Why Are EV Insurance Costs So High?
The primary reason EVs are more expensive to insure is the cost of repairs. Electric vehicles, while mechanically simpler in some ways, include advanced technology, high-voltage battery systems, and specialized components that require specific expertise to service. These repairs not only cost more but also take longer, often resulting in extended vehicle downtime and increased claim expenses for insurers.
A damaged battery pack, for example, can cost thousands of dollars to replace—even after a minor accident. In some cases, insurance companies are forced to declare the car a total loss due to the high cost of battery-related repairs, even when the rest of the vehicle remains relatively intact.
Additionally, many EV parts are proprietary and not widely available in the aftermarket. This limits repair options and increases dependence on manufacturer-certified service centers, which tend to charge higher rates for parts and labor.
Higher Vehicle Value, Higher Premiums
Another key factor contributing to higher premiums is the purchase price of EVs. On average, electric vehicles cost significantly more than their gas-powered counterparts. Since insurance premiums are partially based on the value of the vehicle, this alone drives up the cost of coverage.
Luxury EVs, like those made by Tesla, Lucid, or Rivian, are particularly expensive to insure. Their cutting-edge technology and high-performance components raise both the cost of repair and the risk exposure for insurers. Even mid-range EVs are affected, as they often feature similar advanced safety systems and electronics that are costly to fix or replace.
Lack of Repair Infrastructure
The growing EV market has yet to be matched by a fully developed repair infrastructure. There remains a shortage of technicians trained and certified to work on electric vehicles. As a result, there are fewer shops available to handle EV repairs, leading to longer wait times, higher labor charges, and limited competition—further inflating insurance claim costs.
Moreover, many insurers have limited historical data on EV repair frequency and costs, especially for newer models. This uncertainty prompts companies to charge higher premiums to account for potential risk. As the technology continues to evolve and data becomes more robust, these premiums may eventually adjust. But for now, the lack of long-term data is adding to the cost burden.
Regional Variations and Model Disparities
Insurance premiums for EVs can also vary significantly based on geography and the specific make and model. In states where EV adoption is higher and infrastructure more developed—like California, New York, and Washington—insurers have more data and experience, which can lead to more competitive premiums.

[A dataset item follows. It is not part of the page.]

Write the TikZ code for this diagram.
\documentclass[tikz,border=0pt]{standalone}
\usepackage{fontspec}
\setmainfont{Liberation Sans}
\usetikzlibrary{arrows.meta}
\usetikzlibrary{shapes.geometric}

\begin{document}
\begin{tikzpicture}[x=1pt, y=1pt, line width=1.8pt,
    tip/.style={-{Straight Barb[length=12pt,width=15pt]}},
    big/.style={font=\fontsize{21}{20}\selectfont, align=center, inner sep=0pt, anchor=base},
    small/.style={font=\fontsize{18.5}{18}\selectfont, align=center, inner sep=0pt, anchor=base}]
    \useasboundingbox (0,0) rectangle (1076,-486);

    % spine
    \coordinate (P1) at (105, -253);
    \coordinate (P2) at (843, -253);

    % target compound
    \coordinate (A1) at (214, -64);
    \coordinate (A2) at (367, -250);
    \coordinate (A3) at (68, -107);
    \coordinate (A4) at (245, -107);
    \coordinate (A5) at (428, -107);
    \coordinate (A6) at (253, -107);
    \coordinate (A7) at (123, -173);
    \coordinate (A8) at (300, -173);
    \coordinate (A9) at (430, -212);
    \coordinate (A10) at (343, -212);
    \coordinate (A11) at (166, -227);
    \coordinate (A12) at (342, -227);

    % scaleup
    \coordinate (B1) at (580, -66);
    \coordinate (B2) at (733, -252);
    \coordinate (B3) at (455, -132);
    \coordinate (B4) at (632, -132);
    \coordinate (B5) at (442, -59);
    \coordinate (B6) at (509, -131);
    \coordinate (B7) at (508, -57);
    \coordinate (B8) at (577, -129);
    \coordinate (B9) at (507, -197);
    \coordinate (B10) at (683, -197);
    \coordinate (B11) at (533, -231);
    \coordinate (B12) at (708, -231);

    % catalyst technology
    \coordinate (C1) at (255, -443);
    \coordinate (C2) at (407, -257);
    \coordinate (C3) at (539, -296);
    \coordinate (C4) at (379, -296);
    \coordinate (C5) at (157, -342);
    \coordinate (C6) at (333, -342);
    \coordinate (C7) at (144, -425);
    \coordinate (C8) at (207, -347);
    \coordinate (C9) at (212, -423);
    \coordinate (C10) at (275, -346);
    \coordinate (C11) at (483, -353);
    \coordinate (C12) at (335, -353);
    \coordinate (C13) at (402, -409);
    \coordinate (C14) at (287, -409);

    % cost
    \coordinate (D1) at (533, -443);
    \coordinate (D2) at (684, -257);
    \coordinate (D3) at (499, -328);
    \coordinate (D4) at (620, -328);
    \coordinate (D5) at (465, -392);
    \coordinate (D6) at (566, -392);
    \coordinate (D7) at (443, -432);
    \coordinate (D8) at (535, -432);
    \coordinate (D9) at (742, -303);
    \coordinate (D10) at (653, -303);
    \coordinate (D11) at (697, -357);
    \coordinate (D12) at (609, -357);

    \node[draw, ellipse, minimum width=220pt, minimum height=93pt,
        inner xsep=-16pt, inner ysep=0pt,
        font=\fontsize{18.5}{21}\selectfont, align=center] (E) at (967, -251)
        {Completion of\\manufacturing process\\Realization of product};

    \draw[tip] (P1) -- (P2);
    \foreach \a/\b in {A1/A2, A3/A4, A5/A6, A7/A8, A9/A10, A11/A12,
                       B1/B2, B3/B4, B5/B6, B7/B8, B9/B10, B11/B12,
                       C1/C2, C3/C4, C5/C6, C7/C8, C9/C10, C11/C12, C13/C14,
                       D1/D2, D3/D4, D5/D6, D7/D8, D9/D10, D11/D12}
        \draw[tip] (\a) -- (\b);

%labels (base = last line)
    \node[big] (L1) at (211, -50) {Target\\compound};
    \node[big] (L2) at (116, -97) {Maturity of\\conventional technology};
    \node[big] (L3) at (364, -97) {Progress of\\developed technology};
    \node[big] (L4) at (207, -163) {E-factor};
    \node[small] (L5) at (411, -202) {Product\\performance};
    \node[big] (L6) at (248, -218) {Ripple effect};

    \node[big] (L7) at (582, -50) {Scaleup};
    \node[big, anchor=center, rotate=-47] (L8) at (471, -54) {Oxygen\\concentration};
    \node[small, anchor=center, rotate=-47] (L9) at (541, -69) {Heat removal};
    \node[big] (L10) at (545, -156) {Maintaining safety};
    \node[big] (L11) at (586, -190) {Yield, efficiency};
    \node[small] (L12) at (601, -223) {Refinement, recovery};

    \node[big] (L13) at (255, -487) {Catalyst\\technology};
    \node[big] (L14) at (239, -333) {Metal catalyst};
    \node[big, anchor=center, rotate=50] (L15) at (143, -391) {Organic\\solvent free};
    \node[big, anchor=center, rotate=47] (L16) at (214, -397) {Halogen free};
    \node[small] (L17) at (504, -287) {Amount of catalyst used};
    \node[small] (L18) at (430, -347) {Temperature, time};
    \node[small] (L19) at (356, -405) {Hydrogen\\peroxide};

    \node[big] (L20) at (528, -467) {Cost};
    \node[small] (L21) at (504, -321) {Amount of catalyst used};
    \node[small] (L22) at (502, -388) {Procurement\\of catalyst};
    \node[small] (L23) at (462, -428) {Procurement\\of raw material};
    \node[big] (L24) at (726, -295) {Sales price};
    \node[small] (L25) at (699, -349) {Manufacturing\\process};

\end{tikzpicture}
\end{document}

In contrast, states with fewer EVs on the road may see higher premiums due to unfamiliarity and limited service options. Urban areas, where accidents are more common, also tend to have higher insurance rates overall—an effect that is magnified for EVs due to their higher repair costs.
Furthermore, not all EVs are created equal in the eyes of insurers. Some models, particularly smaller or older EVs with simpler battery systems and fewer high-tech features, may have insurance rates closer to those of gas-powered vehicles. Others—especially performance models or those with expensive batteries—carry a premium significantly above the average.

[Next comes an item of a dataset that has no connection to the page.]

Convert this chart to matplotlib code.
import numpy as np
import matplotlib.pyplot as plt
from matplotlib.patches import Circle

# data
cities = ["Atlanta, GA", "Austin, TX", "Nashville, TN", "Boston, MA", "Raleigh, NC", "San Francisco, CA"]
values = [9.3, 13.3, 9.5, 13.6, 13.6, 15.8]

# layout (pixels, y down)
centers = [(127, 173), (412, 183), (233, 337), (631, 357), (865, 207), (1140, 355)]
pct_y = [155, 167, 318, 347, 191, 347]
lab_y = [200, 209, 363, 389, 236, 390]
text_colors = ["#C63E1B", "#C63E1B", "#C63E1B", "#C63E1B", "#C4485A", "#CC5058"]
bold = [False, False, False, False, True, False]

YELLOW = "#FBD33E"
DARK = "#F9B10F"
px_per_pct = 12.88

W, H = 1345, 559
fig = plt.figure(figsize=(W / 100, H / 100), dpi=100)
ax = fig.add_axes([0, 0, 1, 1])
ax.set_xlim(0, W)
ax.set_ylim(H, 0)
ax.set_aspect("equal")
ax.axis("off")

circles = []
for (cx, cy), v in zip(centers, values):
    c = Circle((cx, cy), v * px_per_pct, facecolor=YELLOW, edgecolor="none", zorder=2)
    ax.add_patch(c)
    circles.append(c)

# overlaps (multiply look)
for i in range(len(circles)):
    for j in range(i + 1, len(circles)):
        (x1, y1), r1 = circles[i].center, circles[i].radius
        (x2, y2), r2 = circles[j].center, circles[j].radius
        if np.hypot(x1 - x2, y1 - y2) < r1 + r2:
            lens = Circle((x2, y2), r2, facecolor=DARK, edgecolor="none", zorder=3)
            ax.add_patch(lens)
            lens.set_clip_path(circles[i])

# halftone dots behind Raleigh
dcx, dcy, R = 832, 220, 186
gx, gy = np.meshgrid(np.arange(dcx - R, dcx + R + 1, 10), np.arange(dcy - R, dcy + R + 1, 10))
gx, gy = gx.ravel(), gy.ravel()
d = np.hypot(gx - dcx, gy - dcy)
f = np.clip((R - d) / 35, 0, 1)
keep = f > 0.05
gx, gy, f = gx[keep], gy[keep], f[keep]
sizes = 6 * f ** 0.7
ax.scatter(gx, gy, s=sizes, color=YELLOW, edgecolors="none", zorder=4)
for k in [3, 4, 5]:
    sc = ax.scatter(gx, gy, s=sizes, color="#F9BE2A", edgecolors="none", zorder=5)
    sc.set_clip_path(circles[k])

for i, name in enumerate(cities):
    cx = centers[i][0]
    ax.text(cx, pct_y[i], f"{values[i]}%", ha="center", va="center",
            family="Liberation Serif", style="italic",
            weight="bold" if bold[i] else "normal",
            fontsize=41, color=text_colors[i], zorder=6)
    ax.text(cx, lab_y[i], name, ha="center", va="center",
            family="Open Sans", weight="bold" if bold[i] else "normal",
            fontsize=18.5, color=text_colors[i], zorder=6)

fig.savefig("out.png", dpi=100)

Will the Insurance Gap Close?
While the 49% gap in insurance costs is currently a major hurdle for EV adoption, many experts believe it is a temporary imbalance. As electric vehicles become more mainstream, economies of scale are expected to reduce both the cost of vehicles and the price of repairs. More training programs for EV technicians and wider availability of aftermarket parts will also help bring down service costs.
In time, insurers will be able to develop more accurate pricing models based on real-world data rather than assumptions. This could lead to more competitive rates for EV drivers, particularly those with strong safety records and lower-risk vehicles.

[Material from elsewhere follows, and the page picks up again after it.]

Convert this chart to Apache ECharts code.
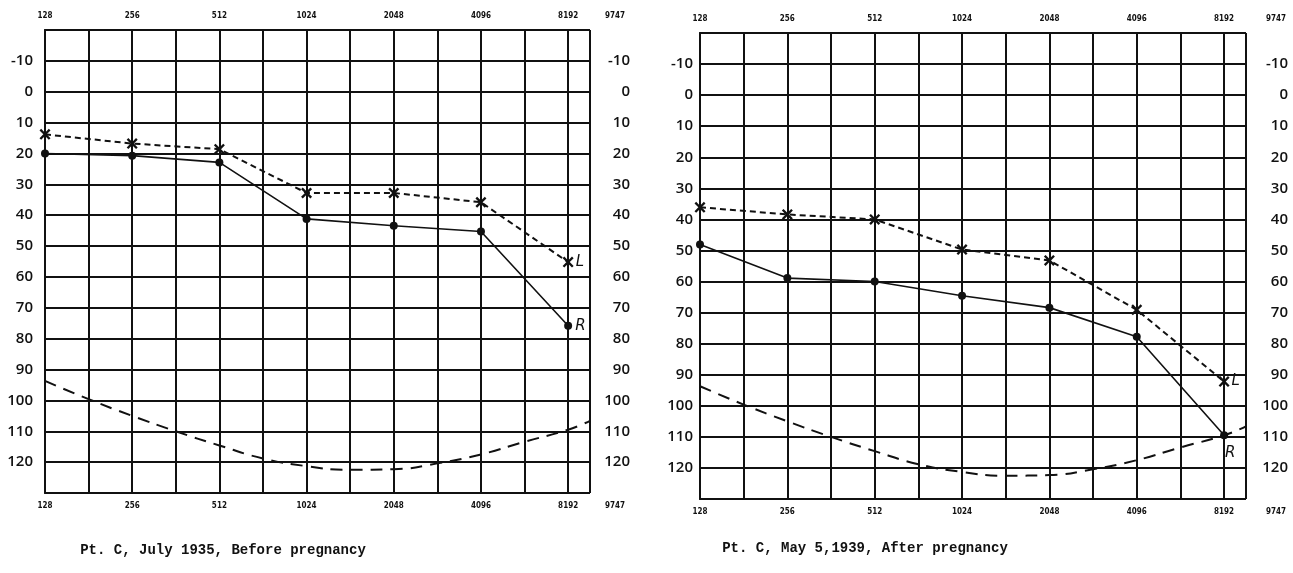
<!DOCTYPE html>
<html><head><meta charset="utf-8">
<script src="https://cdn.jsdelivr.net/npm/echarts@6/dist/echarts.min.js"></script>
<style>html,body{margin:0;padding:0;background:#fff}#c{width:1293px;height:573px}</style>
</head><body><div id="c"></div>
<script>
// ---- data ----
const freqs = [128, 256, 512, 1024, 2048, 4096, 8192];
const edgeFreq = 9747;
const before_R = [20, 20.7, 22.9, 41.2, 43.4, 45.3, 75.8];
const before_L = [13.8, 16.8, 18.6, 32.8, 32.8, 35.8, 55.2];
const after_R = [48.1, 58.9, 60, 64.6, 68.4, 77.8, 109.5];
const after_L = [36.1, 38.4, 40, 49.7, 53.2, 69.1, 92.2];
const normFreqs = [128, 181, 256, 362, 512, 724, 1024, 1448, 2048, 2896, 4096, 5793, 8192, 9747];
const normLevel = [93.7, 99.6, 105, 110, 114.6, 118.8, 121.3, 122.5, 122.3, 120.4, 117.5, 113.4, 109.5, 106.6];
const titles = ['Pt. C, July 1935, Before pregnancy', 'Pt. C, May 5,1939, After pregnancy'];

// ---- helpers ----
const oct = f => Math.log2(f / 128);
const xMax = oct(edgeFreq);
const pairs = (fs, vs) => fs.map((f, i) => [oct(f), vs[i]]);
const INK = '#111';
const xSymbol = 'path://M0,1.5L1.5,0L5,3.5L8.5,0L10,1.5L6.5,5L10,8.5L8.5,10L5,6.5L1.5,10L0,8.5L3.5,5Z';
const tickFont = "'DejaVu Sans Condensed', 'DejaVu Sans', sans-serif";

function xLabel(v) {
  if (Math.abs(v - xMax) < 1e-6) return '{e|' + edgeFreq + '}';
  if (Math.abs(v - Math.round(v)) < 1e-6) return String(128 * Math.pow(2, Math.round(v)));
  return '';
}

const grids = [
  { left: 45, top: 30, width: 545, height: 463 },
  { left: 700, top: 33, width: 546, height: 466 }
];
const edgePad = [50, 60];
const leftMargin = [12, 7];

const xAxis = [], yAxis = [], series = [];
grids.forEach((g, gi) => {
  ['bottom', 'top'].forEach(pos => {
    xAxis.push({
      type: 'value', gridIndex: gi, position: pos, min: 0, max: xMax, interval: 0.5,
      axisLine: { show: true, lineStyle: { color: INK, width: 2 } },
      axisTick: { show: false },
      splitLine: { show: pos === 'bottom', lineStyle: { color: INK, width: 2 } },
      axisLabel: {
        show: true, formatter: xLabel, showMaxLabel: true, showMinLabel: true,
        margin: pos === 'top' ? 10 : 9,
        fontFamily: tickFont, fontWeight: 'bold', fontSize: 8, color: INK,
        rich: { e: { fontFamily: tickFont, fontWeight: 'bold', fontSize: 8, color: INK, padding: [0, 0, 0, edgePad[gi]] } }
      }
    });
  });
  ['left', 'right'].forEach(pos => {
    yAxis.push({
      type: 'value', gridIndex: gi, position: pos, inverse: true, min: -20, max: 130, interval: 10,
      axisLine: { show: true, lineStyle: { color: INK, width: 2 } },
      axisTick: { show: false },
      splitLine: { show: pos === 'left', lineStyle: { color: INK, width: 2 } },
      axisLabel: {
        formatter: v => (v <= -20 || v >= 130) ? '' : String(v),
        align: 'right', margin: pos === 'left' ? leftMargin[gi] : 40 + gi * 2,
        fontFamily: 'Open Sans', fontWeight: 600, fontSize: 15, color: INK
      }
    });
  });
});

function addSeries(gi, R, L) {
  const xi = gi * 2, yi = gi * 2;
  series.push({
    type: 'line', xAxisIndex: xi, yAxisIndex: yi, data: pairs(freqs, R),
    symbol: 'circle', symbolSize: 8, itemStyle: { color: INK },
    lineStyle: { color: INK, width: 1.6 },
    label: { show: true, formatter: p => p.dataIndex === R.length - 1 ? 'R' : '',
      position: gi === 0 ? 'right' : [5, 14], distance: 3,
      fontFamily: 'DejaVu Sans', fontStyle: 'italic', fontSize: 15, color: INK },
    z: 5, animation: false
  });
  series.push({
    type: 'line', xAxisIndex: xi, yAxisIndex: yi, data: pairs(freqs, L),
    symbol: xSymbol, symbolSize: 11, itemStyle: { color: INK },
    lineStyle: { color: INK, width: 2, type: [6, 4] },
    label: { show: true, formatter: p => p.dataIndex === L.length - 1 ? 'L' : '',
      position: 'right', distance: 2,
      fontFamily: 'DejaVu Sans', fontStyle: 'italic', fontSize: 15, color: INK },
    z: 5, animation: false
  });
  series.push({
    type: 'line', xAxisIndex: xi, yAxisIndex: yi, data: pairs(normFreqs, normLevel),
    symbol: 'none', smooth: 0.5,
    lineStyle: { color: INK, width: 2, type: [12, 8] },
    z: 4, animation: false
  });
}
addSeries(0, before_R, before_L);
addSeries(1, after_R, after_L);

const chart = echarts.init(document.getElementById('c'));
chart.setOption({
  backgroundColor: '#fff',
  animation: false,
  grid: grids,
  xAxis, yAxis, series,
  title: [
    { text: titles[0], left: 218, top: 538, textAlign: 'center',
      textStyle: { fontFamily: 'Liberation Mono', fontWeight: 'bold', fontSize: 14, color: INK } },
    { text: titles[1], left: 860, top: 536, textAlign: 'center',
      textStyle: { fontFamily: 'Liberation Mono', fontWeight: 'bold', fontSize: 14, color: INK } }
  ]
});
</script></body></html>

Additionally, the growth of usage-based insurance—where premiums are tied to individual driving behavior rather than general risk categories—could benefit EV owners, many of whom are early adopters with safe driving habits.
What Can Consumers Do?
For drivers considering a switch to electric, it’s important to factor insurance costs into the total cost of ownership. While EVs often offer long-term savings on fuel and maintenance, the higher premiums can significantly affect monthly expenses.
Shopping around for quotes is essential, as insurance rates can vary widely between providers. Some insurers specialize in EV coverage and may offer discounts or tailored policies for electric vehicle owners. Bundling policies, enrolling in safe driving programs, or increasing deductibles can also help reduce costs.
As the market matures and infrastructure improves, the expectation is that EV insurance premiums will gradually decline. For now, however, higher insurance costs remain one of the hidden challenges in the transition to an all-electric future.